Debris from a Chinese rocket is expected to fall to Earth in an uncontrolled re-entry into orbit this weekend.

The chance of them landing in any residential area is extremely small, the BBC reports.

It is noted that there have been calls from Nasa for the Chinese space agency to design its rockets to disintegrate into smaller pieces on re-entry into Earth orbit, as is the international norm.

But the rockets headed for China’s unfinished space station, known as Tiangong, do not have the capability for controlled re-entry.

The most recent launch was on Sunday, when a Long March 5 rocket carried a laboratory module to the Tiangong station.

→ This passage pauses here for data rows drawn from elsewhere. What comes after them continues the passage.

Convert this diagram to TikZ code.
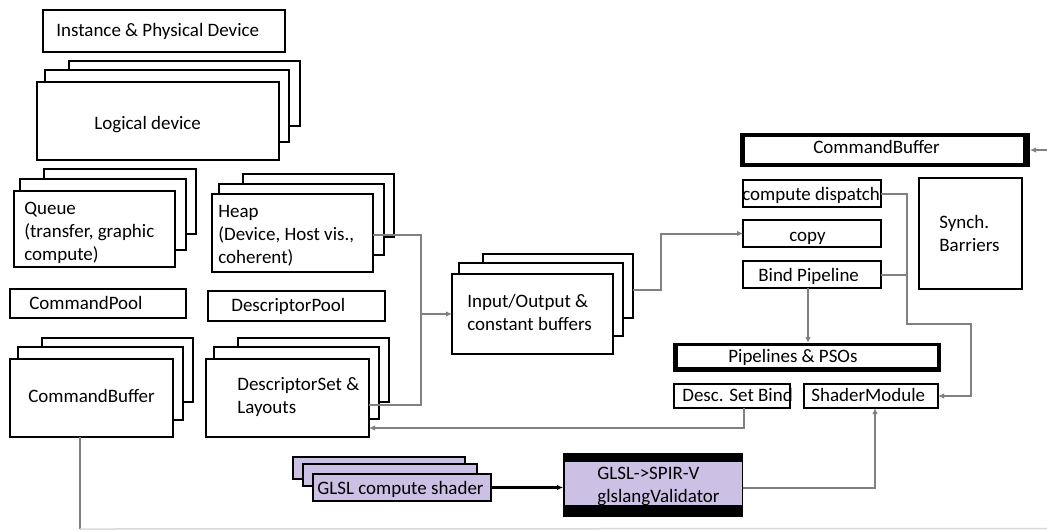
\documentclass[tikz,border=0pt]{standalone}
\usepackage{fontspec}
\setmainfont{Carlito}
\usetikzlibrary{fit,arrows.meta}
\definecolor{lav}{RGB}{204,192,228}
\definecolor{cgray}{RGB}{128,128,128}
\newcommand\mybox[6][]{\node[bx,#1,fit={(#3,#4) (#5,#6)}] (#2) {};}
\tikzset{
  bx/.style={draw=black, line width=0.058cm, fill=white, inner sep=0pt, outer sep=0pt},
  solid/.style={draw=none, fill=black, inner sep=0pt, outer sep=0pt},
  txt/.style={anchor=base west, inner sep=0pt, align=left, font=\fontsize{10.8}{13}\selectfont},
  conn/.style={draw=cgray, line width=0.04cm},
  carrow/.style={conn, -{Latex[length=0.12cm,width=0.11cm]}},
  barrow/.style={draw=black, line width=0.045cm, -{Latex[length=0.12cm,width=0.11cm]}},
}
\begin{document}
\begin{tikzpicture}[x=0.02cm,y=-0.02cm]
\useasboundingbox (0,0) rectangle (1047,529);
% left column
\mybox{inst}{43}{10}{285}{52}
\mybox{ldB}{69}{61}{300}{126}
\mybox{ldM}{45}{70}{289}{142}
\mybox{ldF}{37}{82}{279}{160}
\mybox{qB}{44}{169}{196}{234}
\mybox{qM}{20}{179}{186}{250}
\mybox{qF}{14}{191}{175}{267}
\mybox{hB}{243}{174}{394}{237}
\mybox{hM}{219}{184}{384}{255}
\mybox{hF}{212}{194}{373}{272}
\mybox{cpool}{10}{289}{186}{318}
\mybox{dpool}{208}{291}{385}{321}
\mybox{cbB}{42}{338}{193}{402}
\mybox{cbM}{18}{347}{183}{420}
\mybox{cbF}{10}{359}{173}{437}
\mybox{dsB}{238}{338}{389}{402}
\mybox{dsM}{214}{347}{379}{419}
\mybox{dsF}{206}{359}{369}{437}
% middle
\mybox{ioB}{483}{254}{633}{318}
\mybox{ioM}{459}{263}{623}{336}
\mybox{ioF}{452}{274}{613}{354}
% right
\node[solid, fit={(740,133) (1030,167)}] (cbR) {};
\node[fill=white, inner sep=0pt, fit={(745,137) (1023,163)}] (cbRi) {};
\mybox{cd}{743}{180}{881}{207}
\mybox{copy}{743}{220}{881}{247}
\mybox{bp}{743}{261}{881}{288}
\mybox{sync}{919}{178}{1022}{289}
\node[solid, fit={(673,343) (941,372)}] (pso) {};
\node[fill=white, inner sep=0pt, fit={(678,346) (937,367)}] (psoi) {};
\mybox{dsb}{674}{384}{790}{408}
\mybox{sm}{804}{384}{938}{408}
% bottom
\mybox[fill=lav]{glB}{293}{457}{465}{479}
\mybox[fill=lav]{glM}{303}{464}{477}{486}
\mybox[fill=lav]{glF}{313}{474}{491}{501}
\node[solid, fit={(563,453) (743,517)}] (val) {};
\node[fill=lav, inner sep=0pt, fit={(565,462) (742,505)}] (vali) {};
% texts (multi-line nodes: anchor is the baseline of the last line)
\node[txt] (t-inst) at (56,36) {Instance \& Physical Device};
\node[txt] (t-ld) at (94,129.5) {Logical device};
\node[txt] (t-q) at (24,260) {Queue\\(transfer, graphic\\compute)};
\node[txt] (t-h) at (218,263) {Heap\\(Device, Host vis.,\\coherent)};
\node[txt] (t-cpool) at (29,309) {CommandPool};
\node[txt] (t-dpool) at (231,311) {DescriptorPool};
\node[txt] (t-cb) at (28,402) {CommandBuffer};
\node[txt] (t-ds) at (237,413) {DescriptorSet \&\\Layouts};
\node[txt] (t-io) at (467,330) {Input/Output \&\\constant buffers};
\node[txt] (t-cbR) at (813,153) {CommandBuffer};
\node[txt] (t-cd) at (742,200) {compute dispatch};
\node[txt] (t-copy) at (789,241) {copy};
\node[txt] (t-bp) at (758,281) {Bind Pipeline};
\node[txt] (t-sync) at (939,251) {Synch.\\Barriers};
\node[txt] (t-pso) at (728,362) {Pipelines \& PSOs};
\node[txt] (t-dsb) at (682,401) {Desc. Set Bind};
\node[txt] (t-sm) at (811,401) {ShaderModule};
\node[txt] (t-gl) at (317,494) {GLSL compute shader};
\begin{scope}
\clip (565,462) rectangle (742,505);
\node[txt] (t-val) at (597,502) {GLSL->SPIR-V\\glslangValidator};
\end{scope}
% junction coordinates
\coordinate (j1) at (421,235);
\coordinate (j2) at (421,405);
\coordinate (j3) at (421,314);
\coordinate (k1) at (661,290);
\coordinate (m1) at (907,324);
\coordinate (m2) at (971,324);
\coordinate (n1) at (744,428);
\coordinate (p1) at (875,488);
\coordinate (q1) at (80,529);
\coordinate (q2) at (1047,528.5);
\coordinate (r1) at (1047,150);
\coordinate (s1) at (808,0);
% connectors
\draw[conn] (hF.east |- j1) -- (j1) -- (j2) -- (dsF.east |- j2);
\draw[carrow] (j3) -- (ioF.west |- j3);
\draw[carrow] (ioB.east |- k1) -- (k1) |- (copy.west);
\draw[carrow] (cd.east) -| (m1) -- (m2) |- (sm.east);
\draw[conn] (bp.east) -- (bp.east -| m1);
\draw[carrow] (bp.south -| s1) -- (pso.north -| s1);
\draw[carrow] (dsb.south -| n1) -- (n1) -- (dsF.east |- n1);
\draw[carrow] (val.east |- p1) -- (p1) -- (p1 |- sm.south);
\draw[barrow] (glF.east) -- (val.west |- glF.east);
\draw[conn] (cbF.south -| q1) -- (q1);
\draw[draw=cgray!30, line width=0.03cm] (q1) -- (q2);
\draw[carrow] (r1) -- (cbR.east |- r1);
\end{tikzpicture}
\end{document}
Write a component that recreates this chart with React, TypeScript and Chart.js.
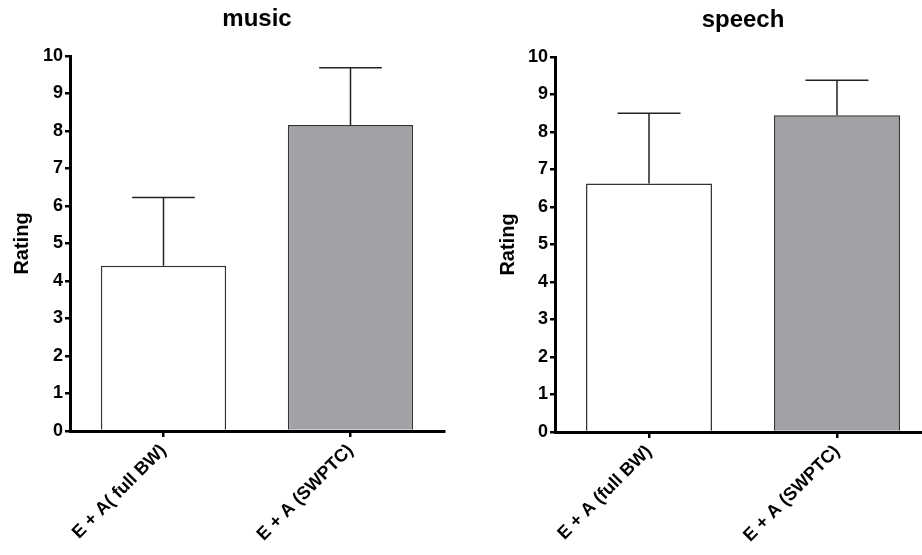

The Chinese government said Wednesday that the missile’s re-entry to Earth would pose little risk to anyone on the ground because it would likely land in the sea.

However, there is a possibility that pieces of the missile could fall over a residential area, as happened in May 2020 when it damaged property in Ivory Coast.

The empty body of the rocket is now in an elliptical orbit around Earth where it is dragged towards an uncontrolled reentry.

According to The Aerospace Corporation, a non-profit organization based in California, re-entry will occur around 00:24 GMT on Sunday, plus or minus 16 hours.

It’s too early to know exactly where the 25-ton piece of debris will land.

The potential area where debris could fall spans the US, Africa, Australia, Brazil, India and Southeast Asia, according to the company’s predictions.